I guess. I assemble sensory fragments and guess what they once were, off what whole they splintered, and so goes the mythmaking. OK City: a conspiracy of rage, an echo of Waco. 9/11: a conspiracy of convenience, repercussion of empire and enabling outrage. The Marathon bombers: a conspiracy of fraternal loyalty (even to psychopathy) a conspiracy so small, so isolated, so pedestrian as to pass for ordinary immigrant, adolescent alienation, until too late. It’s almost quaint. I’m hooked. Whatever the conspiracy, I’m a begrudging participant. I almost miss the lone gunman.

I had enjoyed the look of a brain in a jar; I could fancy myself some Frankenstein preparing to raise the dead. It was a toy, but it had lost its shape, it was just a jar of gray soup, a mess. I unscrewed the cap and reached inside, to squish that gelatinous gunk between my fingers. I think it was made of cellulose; in my hands-on postmortem, I felt the fine fibers.  I flushed that old, wet brain down the toilet. The purloined brain of JFK, last seen in a screw-top stainless steel cylinder, was just another jar of gray goop.

I know I’ll never get another sensation like my first look at JFK’s brain. But if I look long enough, I’ll get it: my fix. A baby in a firefighter’s arms, bleeding from the head. A shoe, a sock, a foot, no leg. An ashen man wheeled across the finish line, legs in tatters, femoral artery pinched in a stranger’s fingers. That looks almost realistic enough to feel it. That man’s hand, his thumb and forefinger, clamped down and didn’t let go, couldn’t let go, held on until they reached the ambulance. That sounded like something a real hand would do. I can collect these specimens in my mind alongside the brain of JFK, and I’ll tune in, log on, and dutifully reminisce every 10, 20, 50 years, even as some new catastrophe eclipses these. That urge of mine, that attraction to spectacular violence, that’s the real target, the assassin’s sweet spot, the accessory to terror.

At big, round numbers, we disinter traumas, to see if they sit better today. Today on the news, I hear from Bryan Tucker. He was eleven in 1963. Today he is gray. He says he remembers it very well. He “wanted to be with other people at the moment the actual shots were fired.” They are part of a small gathering at Kennedy’s Brookline birthplace. Some bring flowers, some cross themselves.

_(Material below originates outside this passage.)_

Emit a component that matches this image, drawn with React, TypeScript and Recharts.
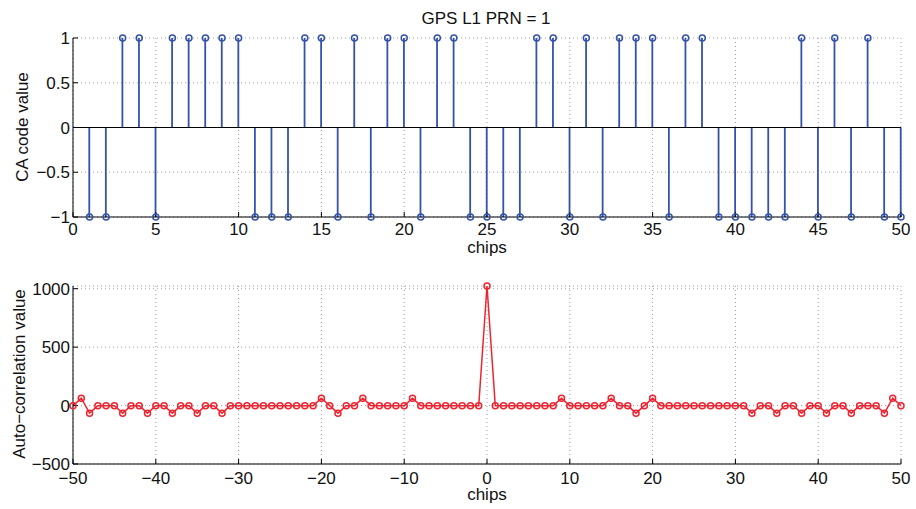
import {
  ComposedChart,
  Bar,
  Line,
  XAxis,
  YAxis,
  CartesianGrid,
  ReferenceLine,
} from 'recharts';

// C/A code chips for PRN 1 (first 50 chips, +1 / -1)
const caChips = [
  1, 2, 3, 4, 5, 6, 7, 8, 9, 10, 11, 12, 13, 14, 15, 16, 17, 18, 19, 20, 21, 22, 23, 24, 25,
  26, 27, 28, 29, 30, 31, 32, 33, 34, 35, 36, 37, 38, 39, 40, 41, 42, 43, 44, 45, 46, 47, 48, 49, 50,
];
const caValues = [
  -1, -1, 1, 1, -1, 1, 1, 1, 1, 1, -1, -1, -1, 1, 1, -1, 1, -1, 1, 1, -1, 1, 1, -1, -1,
  -1, -1, 1, 1, -1, 1, -1, 1, 1, 1, -1, 1, 1, -1, -1, -1, -1, -1, 1, -1, 1, -1, 1, -1, -1,
];
const caXTicks = [0, 5, 10, 15, 20, 25, 30, 35, 40, 45, 50];
const caYTicks = [-1, -0.5, 0, 0.5, 1];

// Auto-correlation, lags -50..50
const corrLags = [
  -50, -49, -48, -47, -46, -45, -44, -43, -42, -41, -40, -39, -38, -37, -36, -35, -34, -33, -32, -31,
  -30, -29, -28, -27, -26, -25, -24, -23, -22, -21, -20, -19, -18, -17, -16, -15, -14, -13, -12, -11,
  -10, -9, -8, -7, -6, -5, -4, -3, -2, -1, 0, 1, 2, 3, 4, 5, 6, 7, 8, 9,
  10, 11, 12, 13, 14, 15, 16, 17, 18, 19, 20, 21, 22, 23, 24, 25, 26, 27, 28, 29,
  30, 31, 32, 33, 34, 35, 36, 37, 38, 39, 40, 41, 42, 43, 44, 45, 46, 47, 48, 49, 50,
];
const corrValues = [
  -1, 63, -65, -1, -1, -1, -65, -1, -1, -65, -1, -1, -65, -1, -1, -65, -1, -1, -65, -1,
  -1, -1, -1, -1, -1, -1, -1, -1, -1, -1, 63, -1, -65, -1, -1, 63, -1, -1, -1, -1,
  -1, 63, -1, -1, -1, -1, -1, -1, -1, -1, 1023, -1, -1, -1, -1, -1, -1, -1, -1, 63,
  -1, -1, -1, -1, -1, 63, -1, -1, -65, -1, 63, -1, -1, -1, -1, -1, -1, -1, -1, -1,
  -1, -1, -65, -1, -1, -65, -1, -1, -65, -1, -1, -65, -1, -1, -65, -1, -1, -1, -65, 63, -1,
];
const corrXTicks = [-50, -40, -30, -20, -10, 0, 10, 20, 30, 40, 50];
const corrYTicks = [-500, 0, 500, 1000];

const BLUE = '#3353aa';
const RED = '#ee2530';
const GRID = '#a0a0a0';
const TEXT = '#111';
const FONT = 17;

const caData = caChips.map((chip, i) => ({ chip, value: caValues[i] }));
const corrData = corrLags.map((lag, i) => ({ lag, value: corrValues[i] }));

// use a real minus sign like the original
const fmt = (v: number) => String(v).replace('-', '\u2212');
const blank = () => '';

function Stem(props: any) {
  const { x, y, width, height } = props;
  if (x == null || y == null) return null;
  const cx = x + width / 2;
  return <line x1={cx} x2={cx} y1={y} y2={y + height} stroke={BLUE} strokeWidth={1.8} />;
}

// plain text labels; lineHeight kept tight so the boxes hug the glyphs
function AxisText({ x, y, text, rotate }: { x: number; y: number; text: string; rotate?: boolean }) {
  return (
    <div
      style={{
        position: 'absolute',
        left: x,
        top: y,
        transform: rotate ? 'translate(-50%, -50%) rotate(-90deg)' : 'translate(-50%, 0)',
        fontSize: FONT,
        lineHeight: '13px',
        whiteSpace: 'nowrap',
        color: TEXT,
      }}
    >
      {text}
    </div>
  );
}

export default function App() {
  const tickStyle = { fill: TEXT, fontSize: FONT };
  return (
    <div
      style={{
        position: 'absolute',
        left: 0,
        top: 0,
        width: 916,
        height: 509,
        background: '#fff',
        fontFamily: '"Liberation Sans", Arial, Helvetica, sans-serif',
      }}
    >
      <div style={{ position: 'absolute', left: 0, top: 0 }}>
        <ComposedChart
          width={916}
          height={260}
          data={caData}
          margin={{ top: 38, right: 15, bottom: 13, left: 13 }}
        >
          <CartesianGrid stroke={GRID} strokeDasharray="1 3" />
          <XAxis
            dataKey="chip"
            type="number"
            domain={[0, 50]}
            ticks={caXTicks}
            interval={0}
            height={30}
            tickSize={-5}
            tickMargin={11}
            stroke="#000"
            tick={tickStyle}
            tickFormatter={fmt}
          />
          <XAxis
            xAxisId="top"
            orientation="top"
            dataKey="chip"
            type="number"
            domain={[0, 50]}
            ticks={caXTicks}
            interval={0}
            height={0}
            tickSize={-5}
            stroke="#000"
            tickFormatter={blank}
          />
          <YAxis
            type="number"
            domain={[-1, 1]}
            ticks={caYTicks}
            interval={0}
            width={60}
            tickSize={-5}
            tickMargin={8}
            stroke="#000"
            tick={tickStyle}
            tickFormatter={fmt}
          />
          <YAxis
            yAxisId="right"
            orientation="right"
            type="number"
            domain={[-1, 1]}
            ticks={caYTicks}
            interval={0}
            width={0}
            tickSize={-5}
            stroke="#000"
            tickFormatter={blank}
          />
          <ReferenceLine y={0} stroke="#000" strokeWidth={1.2} />
          <Bar dataKey="value" barSize={2} shape={(p: any) => <Stem {...p} />} isAnimationActive={false} />
          <Line
            dataKey="value"
            stroke="none"
            dot={{ r: 3, stroke: BLUE, strokeWidth: 1.5, fill: 'none' }}
            activeDot={false}
            isAnimationActive={false}
          />
        </ComposedChart>
      </div>

      <div style={{ position: 'absolute', left: 0, top: 260 }}>
        <ComposedChart
          width={916}
          height={249}
          data={corrData}
          margin={{ top: 26, right: 15, bottom: 15, left: 13 }}
        >
          <CartesianGrid stroke={GRID} strokeDasharray="1 3" />
          <XAxis
            dataKey="lag"
            type="number"
            domain={[-50, 50]}
            ticks={corrXTicks}
            interval={0}
            height={30}
            tickSize={-5}
            tickMargin={13}
            stroke="#000"
            tick={tickStyle}
            tickFormatter={fmt}
          />
          <XAxis
            xAxisId="top"
            orientation="top"
            dataKey="lag"
            type="number"
            domain={[-50, 50]}
            ticks={corrXTicks}
            interval={0}
            height={0}
            tickSize={-5}
            stroke="#000"
            tickFormatter={blank}
          />
          <YAxis
            type="number"
            domain={[-500, 1023]}
            ticks={corrYTicks}
            interval={0}
            width={60}
            tickSize={-5}
            tickMargin={8}
            stroke="#000"
            tick={tickStyle}
            tickFormatter={fmt}
          />
          <YAxis
            yAxisId="right"
            orientation="right"
            type="number"
            domain={[-500, 1023]}
            ticks={corrYTicks}
            interval={0}
            width={0}
            tickSize={-5}
            stroke="#000"
            tickFormatter={blank}
          />
          <Line
            type="linear"
            dataKey="value"
            stroke={RED}
            strokeWidth={1.5}
            dot={{ r: 3, stroke: RED, strokeWidth: 1.5, fill: 'none' }}
            activeDot={false}
            isAnimationActive={false}
          />
        </ComposedChart>
      </div>

      <AxisText x={486} y={12} text="GPS L1 PRN = 1" />
      <AxisText x={487} y={241} text="chips" />
      <AxisText x={487} y={488} text="chips" />
      <AxisText x={22} y={127} text="CA code value" rotate />
      <AxisText x={19} y={374} text={'Auto\u2212correlation value'} rotate />
    </div>
  );
}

They “would rather be here where it started, than where it ended.” Tucker, apparently recalling the birth of a man thirty-five years his senior, says “I thought it would be fitting to be here, at his birthplace, remembering that, as opposed to overwhelming myself with negative feelings about his death.”

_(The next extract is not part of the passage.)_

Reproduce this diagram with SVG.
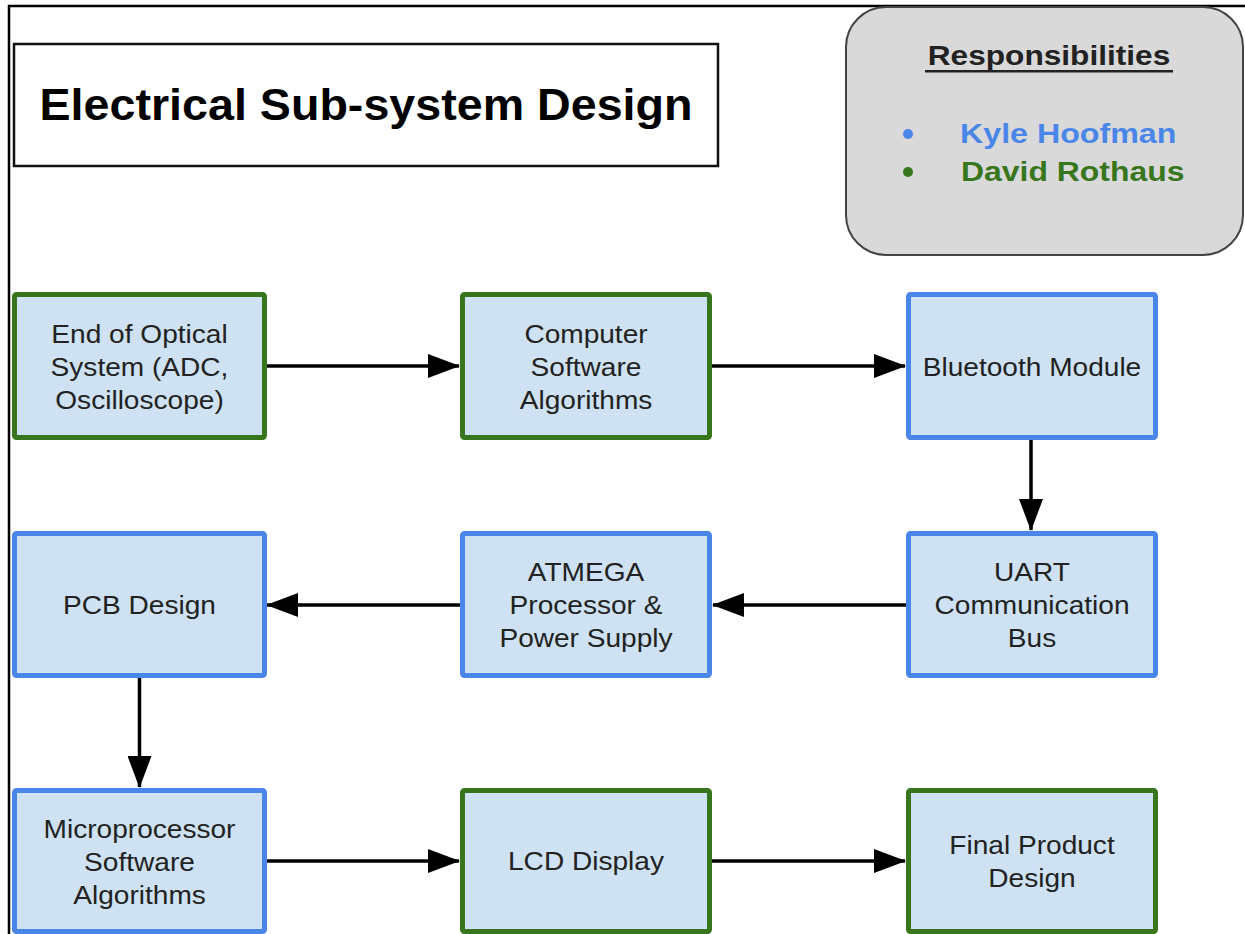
<svg xmlns="http://www.w3.org/2000/svg" width="1245" height="934" viewBox="0 0 1245 934">
<defs>
<style>
.frame{stroke:#000;stroke-width:2.5;fill:none}
.node rect{fill:#cfe2f3;stroke-width:5}
.g rect{stroke:#38761d}
.b rect{stroke:#4a86e8}
.node text{font-family:"Liberation Sans",Arial,sans-serif;font-size:26px;fill:#222;text-anchor:middle}
.conn path{stroke:#000;stroke-width:3.5;fill:none;marker-end:url(#ah)}
.title{font-family:"Liberation Sans",Arial,sans-serif;font-size:44px;font-weight:bold;fill:#000;text-anchor:middle}
.resp{font-family:"Liberation Sans",Arial,sans-serif;font-size:28px;font-weight:bold}
</style>
<marker id="ah" markerUnits="userSpaceOnUse" markerWidth="32" markerHeight="24" refX="31" refY="12" orient="auto">
<path d="M0,0 L32,12 L0,24 z" fill="#000"/>
</marker>
</defs>
<rect width="1245" height="934" fill="#fff"/>
<g id="frame">
<path class="frame" d="M9,934 V6 H1245"/>
</g>
<g id="title">
<rect x="14" y="44" width="704" height="122" fill="#fff" stroke="#111" stroke-width="2.5"/>
<text class="title" transform="translate(366,120) scale(1.06,1)">Electrical Sub-system Design</text>
</g>
<g id="responsibilities">
<rect x="846" y="7" width="397" height="248" rx="40" ry="40" fill="#d9d9d9" stroke="#444" stroke-width="2"/>
<text class="resp" fill="#222" text-anchor="middle" transform="translate(1049,65) scale(1.13,1)">Responsibilities</text>
<rect x="925" y="70" width="248" height="2.5" fill="#222"/>
<circle cx="908" cy="134" r="5" fill="#4a86e8"/>
<text class="resp" fill="#4a86e8" transform="translate(960,143) scale(1.15,1)">Kyle Hoofman</text>
<circle cx="908" cy="172" r="5" fill="#38761d"/>
<text class="resp" fill="#38761d" transform="translate(961,181) scale(1.14,1)">David Rothaus</text>
</g>
<g id="connectors" class="conn">
<path d="M266,366 H459"/>
<path d="M711,366 H905"/>
<path d="M1031,440 V530"/>
<path d="M906,605 H713"/>
<path d="M460,605 H267"/>
<path d="M139.5,678 V787"/>
<path d="M266,861 H459"/>
<path d="M711,861 H905"/>
</g>
<g id="n1" class="node g">
<rect x="14.5" y="294.5" width="250" height="143" rx="2"/>
<text transform="translate(139.5,343) scale(1.08,1)">End of Optical</text>
<text transform="translate(139.5,376) scale(1.08,1)">System (ADC,</text>
<text transform="translate(139.5,409) scale(1.08,1)">Oscilloscope)</text>
</g>
<g id="n2" class="node g">
<rect x="462.5" y="294.5" width="247" height="143" rx="2"/>
<text transform="translate(586,343) scale(1.08,1)">Computer</text>
<text transform="translate(586,376) scale(1.08,1)">Software</text>
<text transform="translate(586,409) scale(1.08,1)">Algorithms</text>
</g>
<g id="n3" class="node b">
<rect x="908.5" y="294.5" width="247" height="143" rx="2"/>
<text transform="translate(1032,376) scale(1.08,1)">Bluetooth Module</text>
</g>
<g id="n4" class="node b">
<rect x="908.5" y="533.5" width="247" height="142" rx="2"/>
<text transform="translate(1032,581) scale(1.08,1)">UART</text>
<text transform="translate(1032,614) scale(1.08,1)">Communication</text>
<text transform="translate(1032,647) scale(1.08,1)">Bus</text>
</g>
<g id="n5" class="node b">
<rect x="462.5" y="533.5" width="247" height="142" rx="2"/>
<text transform="translate(586,581) scale(1.08,1)">ATMEGA</text>
<text transform="translate(586,614) scale(1.08,1)">Processor &amp;</text>
<text transform="translate(586,647) scale(1.08,1)">Power Supply</text>
</g>
<g id="n6" class="node b">
<rect x="14.5" y="533.5" width="250" height="142" rx="2"/>
<text transform="translate(139.5,614) scale(1.08,1)">PCB Design</text>
</g>
<g id="n7" class="node b">
<rect x="14.5" y="790.5" width="250" height="141" rx="2"/>
<text transform="translate(139.5,838) scale(1.08,1)">Microprocessor</text>
<text transform="translate(139.5,871) scale(1.08,1)">Software</text>
<text transform="translate(139.5,904) scale(1.08,1)">Algorithms</text>
</g>
<g id="n8" class="node g">
<rect x="462.5" y="790.5" width="247" height="141" rx="2"/>
<text transform="translate(586,870) scale(1.08,1)">LCD Display</text>
</g>
<g id="n9" class="node g">
<rect x="908.5" y="790.5" width="247" height="141" rx="2"/>
<text transform="translate(1032,854) scale(1.08,1)">Final Product</text>
<text transform="translate(1032,887) scale(1.08,1)">Design</text>
</g>
</svg>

On the same broadcast, in full HD, I see a twenty-something promethean teacher instruct her class of six-year-olds to bow their heads in somber silence, and remember fifty years ago. Come she says, imagine there was once a brilliant, scrupulous, healthy leader living in a less-brutal America. Come join the conspiracy of nostalgia. But without pictures, how can they make a memory? She may roll some prescribed, sanitized, Kennedy highlight reel, but if she plays Kennedy’s greatest hits today, she does so not because of the brain, but because of the bullet. Eventually, these children will go home to google Zapruder. And so goes the mythmaking. So, how shall we observe trauma next year?

Me? I already miss the lone cameraman.

Allan Musson is with Tucker, and he looks to be about Tucker or Taylor’s age. He sports a T-shirt that reads “I’m Retired.” He smiles wistfully into the camera. “I didn’t believe it until Walter Cronkite took his glasses off, and looked up, and said he died,” says Musson. Somehow, seeing Cronkite reach up and remove his glasses, a move that would become a signature, a hallmark of Cronkite’s hallowed gravitas, somehow that spontaneous, involuntary, muscle-memory move—the idea of his hand, not his brain—that was what made it real.